REPORT: Where The 13 United Nations Security Council Members Stand On The Upcoming Palestine Vote

The United Nations Security Council

On Friday, Palestinian Authority president Mahmoud Abbas laid out his plans to seek full membership at the United Nations Security Council this week. In order for the vote to succeed, it needs nine votes and no veto, and then approval by a two-thirds majority of members of the General Assembly. Alternatively, the Palestinians can seek to win only limited membership as a non-voting member in the General Assembly as a fallback option.

ThinkProgress has reviewed the positions of the 13 Security Council members. Five members are firm supporters of the Palestinian bid, while two, like the United States are opposed. The largest group of countries is the undecided:


CHINA: The Chinese government announced early this month that it “respects, understands and supports” the Palestinian bid.

INDIA: India, “the first non-Arab state to recognise Palestine in 1988,” announced last week that it would support the Palestinian bid.

LEBANON: Lebanon has announced that it will vote in support of the Palestinian bid.

RUSSIA: Russia announced last week that it will support the Palestinian bid. “We will, of course, vote for any of the Palestinian proposals. But I must say that we did not push them toward this,” said envoy Vitaly Churkin.

SOUTH AFRICA: South Africa announced earlier this month that it will support the Palestinian bid. It will also be actively lobbying African Union member countries to throw their support behind the Palestinians.


BOSNIA AND HERZEGOVINA: Bosnia and Herzegovina is at this time undecided on how it will vote. The Palestinian delegation has been lobbying them heavily since last week.

BRAZIL: Brazil has not announced an official position on the vote yet. However, a spokesman for Brazilian president Dilma Rousseff did note that the country already recognizes Palestine as a state and that there will be “no change in that position,” signaling that the Brazilians are leaning toward a “yes” vote.

COLOMBIA: Colombia has not announced a strong position on the bid, but they are being heavily lobbied by Israeli officials to oppose the Palestinian move. Colombia has been seeking closer ties with Israel lately.

FRANCE: France has not announced how it will vote on Abbas’ move for full membership. It has offered, however, to support Palestinian efforts to seek limited membership, which they could achieve by going to the General Assembly.

GABON: The Palestinians are currently lobbying Gabon’s government to support their bid. Foreign Policy’s David Bosco argues that they are “on the fence.”

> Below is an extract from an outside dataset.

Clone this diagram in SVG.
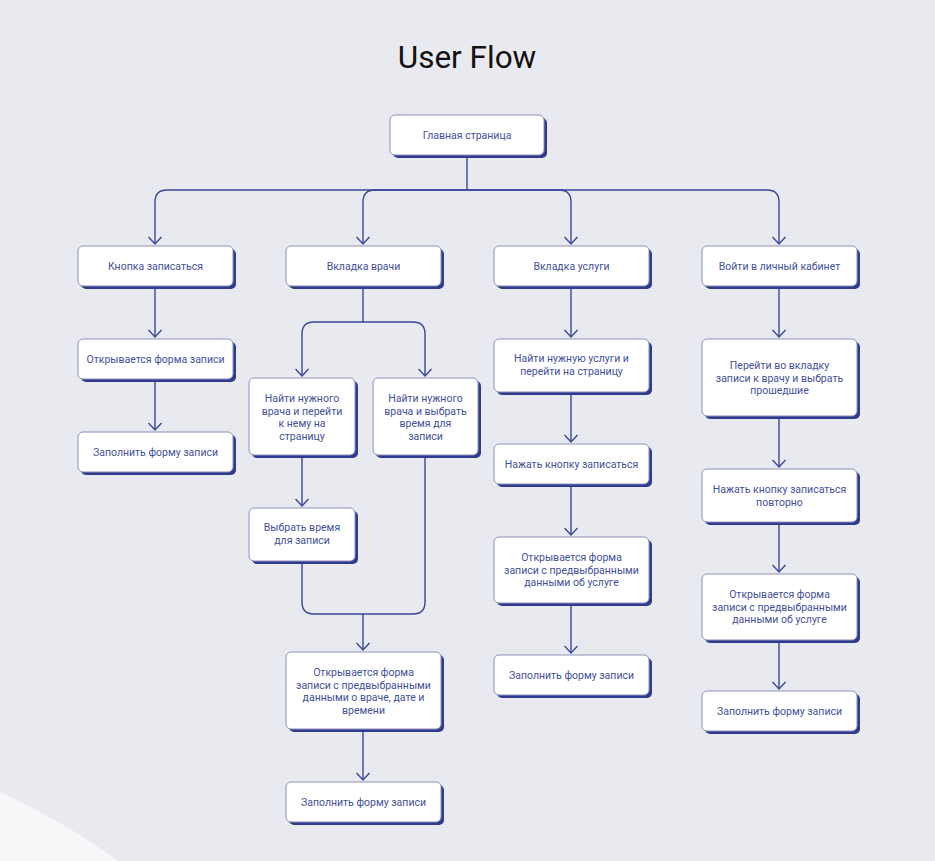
<svg xmlns="http://www.w3.org/2000/svg" width="935" height="861" viewBox="0 0 935 861">
<defs>
<style>
.sh{fill:#2f3b8f}
.bx{fill:#ffffff;stroke:#8c91b8;stroke-width:1}
.t{font-family:Roboto,"Liberation Sans",sans-serif;font-size:10.5px;fill:#434f99;text-anchor:middle}
.c{fill:none;stroke:#3a4699;stroke-width:1.4}
.ttl{font-family:Roboto,"Liberation Sans",sans-serif;font-size:31.5px;fill:#111111;text-anchor:middle}
</style>
<marker id="ar" viewBox="0 0 10 14" refX="8" refY="7" markerWidth="10" markerHeight="14" markerUnits="userSpaceOnUse" orient="auto">
<path d="M1,0.5 L8,7 L1,13.5" fill="none" stroke="#3a4699" stroke-width="1.4"/>
</marker>
</defs>
<rect width="935" height="861" fill="#e9eaf0"/>
<path d="M0,792 Q70,825 118,861 L0,861 Z" fill="#f7f7f9"/>
<text class="ttl" x="467" y="68">User Flow</text>

<g id="connectors">
<path class="c" d="M467,155 V190 H167 Q155,190 155,202 V244" marker-end="url(#ar)"/>
<path class="c" d="M467,190 H375 Q363,190 363,202 V244" marker-end="url(#ar)"/>
<path class="c" d="M467,190 H559 Q571,190 571,202 V244" marker-end="url(#ar)"/>
<path class="c" d="M467,190 H767 Q779,190 779,202 V244" marker-end="url(#ar)"/>
<path class="c" d="M155,287 V337" marker-end="url(#ar)"/>
<path class="c" d="M155,380 V430" marker-end="url(#ar)"/>
<path class="c" d="M363,287 V322 H314 Q302,322 302,334 V376" marker-end="url(#ar)"/>
<path class="c" d="M363,322 H413 Q425,322 425,334 V376" marker-end="url(#ar)"/>
<path class="c" d="M302,455 V506" marker-end="url(#ar)"/>
<path class="c" d="M302,562 V602 Q302,614 314,614 H413 Q425,614 425,602 V455"/>
<path class="c" d="M363,614 V650" marker-end="url(#ar)"/>
<path class="c" d="M363,729 V780" marker-end="url(#ar)"/>
<path class="c" d="M571,287 V337" marker-end="url(#ar)"/>
<path class="c" d="M571,392 V442" marker-end="url(#ar)"/>
<path class="c" d="M571,484 V535" marker-end="url(#ar)"/>
<path class="c" d="M571,603 V653" marker-end="url(#ar)"/>
<path class="c" d="M779,287 V337" marker-end="url(#ar)"/>
<path class="c" d="M779,416 V467" marker-end="url(#ar)"/>
<path class="c" d="M779,522 V572" marker-end="url(#ar)"/>
<path class="c" d="M779,640 V689" marker-end="url(#ar)"/>
</g>

<g id="n-main"><rect class="sh" x="393" y="118" width="154" height="40" rx="5"/><rect class="bx" x="390" y="115" width="154" height="40" rx="5"/><text class="t" x="467" y="138.5">Главная страница</text></g>

<g id="n-btn"><rect class="sh" x="81" y="249" width="155" height="40" rx="5"/><rect class="bx" x="78" y="246" width="155" height="40" rx="5"/><text class="t" x="155.5" y="270">Кнопка записаться</text></g>
<g id="n-docs"><rect class="sh" x="289" y="249" width="155" height="40" rx="5"/><rect class="bx" x="286" y="246" width="155" height="40" rx="5"/><text class="t" x="363.5" y="270">Вкладка врачи</text></g>
<g id="n-serv"><rect class="sh" x="497" y="249" width="155" height="40" rx="5"/><rect class="bx" x="494" y="246" width="155" height="40" rx="5"/><text class="t" x="571.5" y="270">Вкладка услуги</text></g>
<g id="n-cab"><rect class="sh" x="705" y="249" width="155" height="40" rx="5"/><rect class="bx" x="702" y="246" width="155" height="40" rx="5"/><text class="t" x="779.5" y="270">Войти в личный кабинет</text></g>

<g id="n-c1a"><rect class="sh" x="81" y="342" width="155" height="40" rx="5"/><rect class="bx" x="78" y="339" width="155" height="40" rx="5"/><text class="t" x="155.5" y="363">Открывается форма записи</text></g>
<g id="n-c1b"><rect class="sh" x="81" y="435" width="155" height="40" rx="5"/><rect class="bx" x="78" y="432" width="155" height="40" rx="5"/><text class="t" x="155.5" y="456">Заполнить форму записи</text></g>

<g id="n-c2a"><rect class="sh" x="252" y="381" width="106" height="77" rx="5"/><rect class="bx" x="249" y="378" width="106" height="77" rx="5"/><text class="t" x="302" y="402"><tspan x="302">Найти нужного</tspan><tspan x="302" dy="12.5">врача и перейти</tspan><tspan x="302" dy="12.5">к нему на</tspan><tspan x="302" dy="12.5">страницу</tspan></text></g>
<g id="n-c2b"><rect class="sh" x="376" y="381" width="105" height="77" rx="5"/><rect class="bx" x="373" y="378" width="105" height="77" rx="5"/><text class="t" x="425.5" y="402"><tspan x="425.5">Найти нужного</tspan><tspan x="425.5" dy="12.5">врача и выбрать</tspan><tspan x="425.5" dy="12.5">время для</tspan><tspan x="425.5" dy="12.5">записи</tspan></text></g>
<g id="n-c2c"><rect class="sh" x="252" y="511" width="106" height="53" rx="5"/><rect class="bx" x="249" y="508" width="106" height="53" rx="5"/><text class="t" x="302" y="531"><tspan x="302">Выбрать время</tspan><tspan x="302" dy="12.5">для записи</tspan></text></g>
<g id="n-c2d"><rect class="sh" x="289" y="655" width="155" height="77" rx="5"/><rect class="bx" x="286" y="652" width="155" height="77" rx="5"/><text class="t" x="363.5" y="676"><tspan x="363.5">Открывается форма</tspan><tspan x="363.5" dy="12.5">записи с предвыбранными</tspan><tspan x="363.5" dy="12.5">данными о враче, дате и</tspan><tspan x="363.5" dy="12.5">времени</tspan></text></g>
<g id="n-c2e"><rect class="sh" x="289" y="785" width="155" height="40" rx="5"/><rect class="bx" x="286" y="782" width="155" height="40" rx="5"/><text class="t" x="363.5" y="806">Заполнить форму записи</text></g>

<g id="n-c3a"><rect class="sh" x="497" y="342" width="155" height="53" rx="5"/><rect class="bx" x="494" y="339" width="155" height="53" rx="5"/><text class="t" x="571.5" y="362"><tspan x="571.5">Найти нужную услуги и</tspan><tspan x="571.5" dy="12.5">перейти на страницу</tspan></text></g>
<g id="n-c3b"><rect class="sh" x="497" y="447" width="155" height="40" rx="5"/><rect class="bx" x="494" y="444" width="155" height="40" rx="5"/><text class="t" x="571.5" y="468">Нажать кнопку записаться</text></g>
<g id="n-c3c"><rect class="sh" x="497" y="540" width="155" height="66" rx="5"/><rect class="bx" x="494" y="537" width="155" height="66" rx="5"/><text class="t" x="571.5" y="561"><tspan x="571.5">Открывается форма</tspan><tspan x="571.5" dy="12.5">записи с предвыбранными</tspan><tspan x="571.5" dy="12.5">данными об услуге</tspan></text></g>
<g id="n-c3d"><rect class="sh" x="497" y="658" width="155" height="40" rx="5"/><rect class="bx" x="494" y="655" width="155" height="40" rx="5"/><text class="t" x="571.5" y="679">Заполнить форму записи</text></g>

<g id="n-c4a"><rect class="sh" x="705" y="342" width="155" height="77" rx="5"/><rect class="bx" x="702" y="339" width="155" height="77" rx="5"/><text class="t" x="779.5" y="369"><tspan x="779.5">Перейти во вкладку</tspan><tspan x="779.5" dy="12.5">записи к врачу и выбрать</tspan><tspan x="779.5" dy="12.5">прошедшие</tspan></text></g>
<g id="n-c4b"><rect class="sh" x="705" y="472" width="155" height="53" rx="5"/><rect class="bx" x="702" y="469" width="155" height="53" rx="5"/><text class="t" x="779.5" y="493"><tspan x="779.5">Нажать кнопку записаться</tspan><tspan x="779.5" dy="12.5">повторно</tspan></text></g>
<g id="n-c4c"><rect class="sh" x="705" y="577" width="155" height="66" rx="5"/><rect class="bx" x="702" y="574" width="155" height="66" rx="5"/><text class="t" x="779.5" y="598"><tspan x="779.5">Открывается форма</tspan><tspan x="779.5" dy="12.5">записи с предвыбранными</tspan><tspan x="779.5" dy="12.5">данными об услуге</tspan></text></g>
<g id="n-c4d"><rect class="sh" x="705" y="694" width="155" height="40" rx="5"/><rect class="bx" x="702" y="691" width="155" height="40" rx="5"/><text class="t" x="779.5" y="715">Заполнить форму записи</text></g>
</svg>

NIGERIA: Israeli officials still consider Nigeria to be “in play” as it is undecided.

PORTUGAL: Portugal remains undecided. Some European Union diplomats expect Portugal to vote in favor.

UNITED KINGDOM: The United Kingdom is “still refusing to clarify exactly how it will vote when Palestinians” bid for full membership. A majority of the British public support the bid.


GERMANY: Germany is one of the few European Union members who have firmly committed to voting against full membership for Palestine.

UNITED STATES: The United States is strongly opposed to the Palestinian bid. American diplomats and public officials have said that the move would be counterproductive and derail negotiations with Israel. Polling shows that a plurality of Americans support the bid.

While the Palestinians lobby world governments to support their move for membership, a new poll released by the BBC and Globescan finds that global public opinion is leaning in their favor. Forty-nine percent of people in 19 countries polled supported the Palestinian bid and 21 percent were opposed. Support was highest in Egypt with 90 percent of people in favor and 9 percent opposed, and lowest in India, with 32 percent in favor and 25 percent opposed.


Brazilian president Dilma Rousseff, the first woman to ever open a U.N. General Assembly debate, announced just now that her country supports Palestine’s bid.